**WHAT YOU ARE ASKED TO DO**
Lines that hold the word "this" should be located and copied.

**TASK DATA**

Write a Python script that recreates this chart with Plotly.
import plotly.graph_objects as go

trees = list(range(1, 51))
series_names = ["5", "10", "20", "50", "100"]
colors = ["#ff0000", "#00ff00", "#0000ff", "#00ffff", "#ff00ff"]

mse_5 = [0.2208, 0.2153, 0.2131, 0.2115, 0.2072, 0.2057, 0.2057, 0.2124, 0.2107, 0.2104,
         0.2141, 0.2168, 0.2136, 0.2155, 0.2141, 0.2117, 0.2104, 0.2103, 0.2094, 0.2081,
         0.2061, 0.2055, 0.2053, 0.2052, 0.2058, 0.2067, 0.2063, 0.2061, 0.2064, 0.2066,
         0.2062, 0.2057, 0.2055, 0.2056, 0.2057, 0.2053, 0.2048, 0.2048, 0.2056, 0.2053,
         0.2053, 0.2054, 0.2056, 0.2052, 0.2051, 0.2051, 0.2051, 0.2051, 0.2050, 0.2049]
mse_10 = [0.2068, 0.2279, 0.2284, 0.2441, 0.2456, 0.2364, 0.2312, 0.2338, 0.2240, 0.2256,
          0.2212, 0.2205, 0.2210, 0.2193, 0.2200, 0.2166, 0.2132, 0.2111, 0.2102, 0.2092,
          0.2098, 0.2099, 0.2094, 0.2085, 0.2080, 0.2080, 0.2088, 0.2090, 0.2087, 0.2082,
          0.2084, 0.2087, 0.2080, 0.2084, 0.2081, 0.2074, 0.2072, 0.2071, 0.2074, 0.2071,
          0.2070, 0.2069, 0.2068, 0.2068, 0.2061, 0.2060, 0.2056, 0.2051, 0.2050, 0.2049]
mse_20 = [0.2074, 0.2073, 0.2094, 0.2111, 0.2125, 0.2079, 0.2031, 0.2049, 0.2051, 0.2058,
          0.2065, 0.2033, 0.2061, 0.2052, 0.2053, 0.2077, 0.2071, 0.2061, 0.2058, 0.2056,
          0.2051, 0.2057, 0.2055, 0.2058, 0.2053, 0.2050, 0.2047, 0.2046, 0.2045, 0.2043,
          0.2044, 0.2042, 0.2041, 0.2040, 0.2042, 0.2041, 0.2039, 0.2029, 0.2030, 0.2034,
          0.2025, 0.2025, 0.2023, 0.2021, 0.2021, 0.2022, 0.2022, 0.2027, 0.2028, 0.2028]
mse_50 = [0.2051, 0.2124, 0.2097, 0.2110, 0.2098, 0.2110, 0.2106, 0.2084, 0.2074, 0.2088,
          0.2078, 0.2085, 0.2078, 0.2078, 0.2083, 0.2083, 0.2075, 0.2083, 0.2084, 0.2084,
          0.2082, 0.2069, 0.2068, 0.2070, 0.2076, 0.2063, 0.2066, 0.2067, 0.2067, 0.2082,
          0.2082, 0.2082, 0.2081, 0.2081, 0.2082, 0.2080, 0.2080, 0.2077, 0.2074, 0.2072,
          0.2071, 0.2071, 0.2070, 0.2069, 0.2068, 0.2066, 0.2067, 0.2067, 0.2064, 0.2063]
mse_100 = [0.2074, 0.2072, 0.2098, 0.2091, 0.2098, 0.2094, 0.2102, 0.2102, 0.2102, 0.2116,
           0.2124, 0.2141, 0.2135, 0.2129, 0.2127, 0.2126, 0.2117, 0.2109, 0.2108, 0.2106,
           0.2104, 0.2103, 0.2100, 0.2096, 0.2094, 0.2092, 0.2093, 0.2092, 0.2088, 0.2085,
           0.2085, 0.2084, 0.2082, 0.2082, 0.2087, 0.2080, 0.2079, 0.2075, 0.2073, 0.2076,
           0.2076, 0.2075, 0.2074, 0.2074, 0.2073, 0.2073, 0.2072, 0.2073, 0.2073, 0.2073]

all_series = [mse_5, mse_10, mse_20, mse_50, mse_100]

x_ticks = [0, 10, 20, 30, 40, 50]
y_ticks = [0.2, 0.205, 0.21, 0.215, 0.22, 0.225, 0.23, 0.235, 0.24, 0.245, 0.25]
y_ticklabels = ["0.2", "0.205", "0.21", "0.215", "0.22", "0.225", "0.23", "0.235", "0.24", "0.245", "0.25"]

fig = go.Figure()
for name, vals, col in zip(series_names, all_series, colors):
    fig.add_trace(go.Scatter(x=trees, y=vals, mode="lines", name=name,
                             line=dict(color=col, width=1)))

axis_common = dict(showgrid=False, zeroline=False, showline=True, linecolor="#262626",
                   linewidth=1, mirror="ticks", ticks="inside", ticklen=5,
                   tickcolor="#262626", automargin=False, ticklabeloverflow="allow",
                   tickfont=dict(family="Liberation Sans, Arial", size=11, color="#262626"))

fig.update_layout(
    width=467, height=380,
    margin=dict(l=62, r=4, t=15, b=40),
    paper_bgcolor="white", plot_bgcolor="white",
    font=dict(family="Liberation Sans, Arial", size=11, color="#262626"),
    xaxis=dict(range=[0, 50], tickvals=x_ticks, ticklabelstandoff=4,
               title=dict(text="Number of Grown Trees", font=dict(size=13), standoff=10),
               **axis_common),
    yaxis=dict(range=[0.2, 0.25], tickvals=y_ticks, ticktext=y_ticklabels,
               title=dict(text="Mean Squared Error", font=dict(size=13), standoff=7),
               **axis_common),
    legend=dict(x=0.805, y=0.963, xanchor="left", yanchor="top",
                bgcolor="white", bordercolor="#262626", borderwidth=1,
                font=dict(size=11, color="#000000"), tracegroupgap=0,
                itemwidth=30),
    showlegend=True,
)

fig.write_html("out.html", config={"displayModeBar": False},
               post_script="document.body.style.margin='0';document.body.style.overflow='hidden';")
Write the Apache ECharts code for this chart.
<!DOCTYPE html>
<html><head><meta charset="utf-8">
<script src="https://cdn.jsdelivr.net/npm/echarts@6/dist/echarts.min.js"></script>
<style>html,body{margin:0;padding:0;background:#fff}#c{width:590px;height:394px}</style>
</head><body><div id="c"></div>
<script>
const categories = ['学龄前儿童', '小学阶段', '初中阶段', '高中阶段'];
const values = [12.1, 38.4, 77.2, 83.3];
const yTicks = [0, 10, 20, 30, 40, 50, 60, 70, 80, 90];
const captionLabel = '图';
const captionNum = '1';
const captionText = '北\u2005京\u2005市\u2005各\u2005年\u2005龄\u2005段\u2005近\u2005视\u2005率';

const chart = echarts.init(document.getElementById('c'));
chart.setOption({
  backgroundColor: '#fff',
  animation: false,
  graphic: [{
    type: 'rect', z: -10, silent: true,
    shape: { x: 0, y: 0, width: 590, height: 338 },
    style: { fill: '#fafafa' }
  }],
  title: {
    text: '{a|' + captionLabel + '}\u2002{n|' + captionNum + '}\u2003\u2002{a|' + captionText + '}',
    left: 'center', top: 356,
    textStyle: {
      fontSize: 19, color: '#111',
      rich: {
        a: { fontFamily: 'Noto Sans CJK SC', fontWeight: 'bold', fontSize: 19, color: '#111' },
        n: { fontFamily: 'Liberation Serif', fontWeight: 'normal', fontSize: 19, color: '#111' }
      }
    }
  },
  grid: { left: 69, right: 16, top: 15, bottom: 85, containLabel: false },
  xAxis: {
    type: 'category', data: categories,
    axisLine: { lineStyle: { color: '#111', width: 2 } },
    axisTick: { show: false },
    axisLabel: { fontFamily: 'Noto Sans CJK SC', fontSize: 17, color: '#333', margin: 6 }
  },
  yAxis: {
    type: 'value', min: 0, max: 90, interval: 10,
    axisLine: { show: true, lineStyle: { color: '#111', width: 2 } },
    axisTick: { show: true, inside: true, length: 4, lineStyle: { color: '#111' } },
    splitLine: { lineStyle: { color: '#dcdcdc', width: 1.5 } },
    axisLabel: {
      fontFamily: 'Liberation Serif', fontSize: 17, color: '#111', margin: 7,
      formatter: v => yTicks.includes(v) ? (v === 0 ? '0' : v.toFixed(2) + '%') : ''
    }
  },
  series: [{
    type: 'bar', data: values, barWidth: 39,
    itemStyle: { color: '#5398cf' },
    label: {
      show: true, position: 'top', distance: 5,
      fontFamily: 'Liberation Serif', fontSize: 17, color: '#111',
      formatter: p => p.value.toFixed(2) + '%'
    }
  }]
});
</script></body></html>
==
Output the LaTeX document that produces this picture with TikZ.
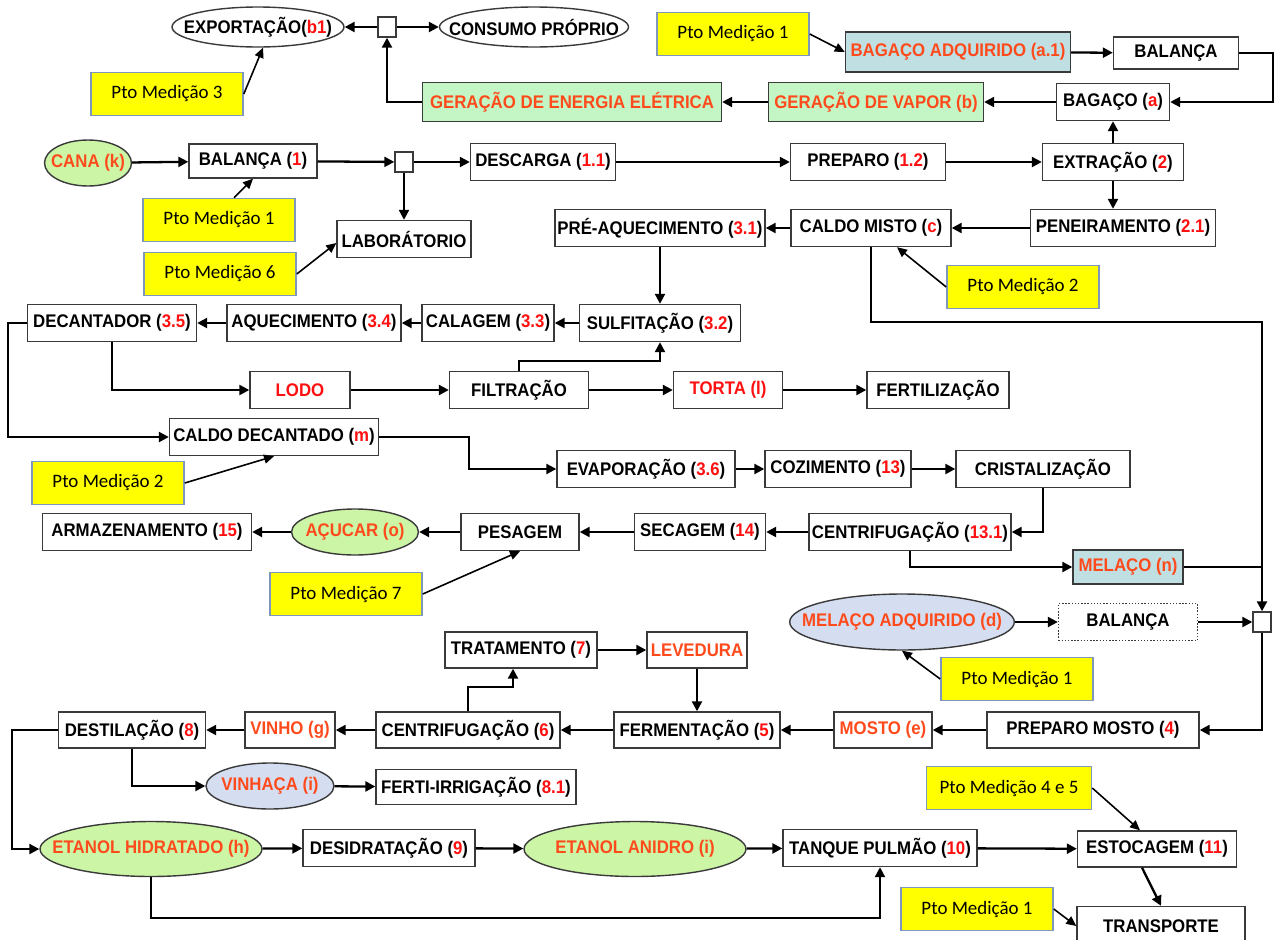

**FINAL ANSWER**
Write a Python script that recreates this chart with Plotly.
Write the Apache ECharts code for this chart.
Output the LaTeX document that produces this picture with TikZ.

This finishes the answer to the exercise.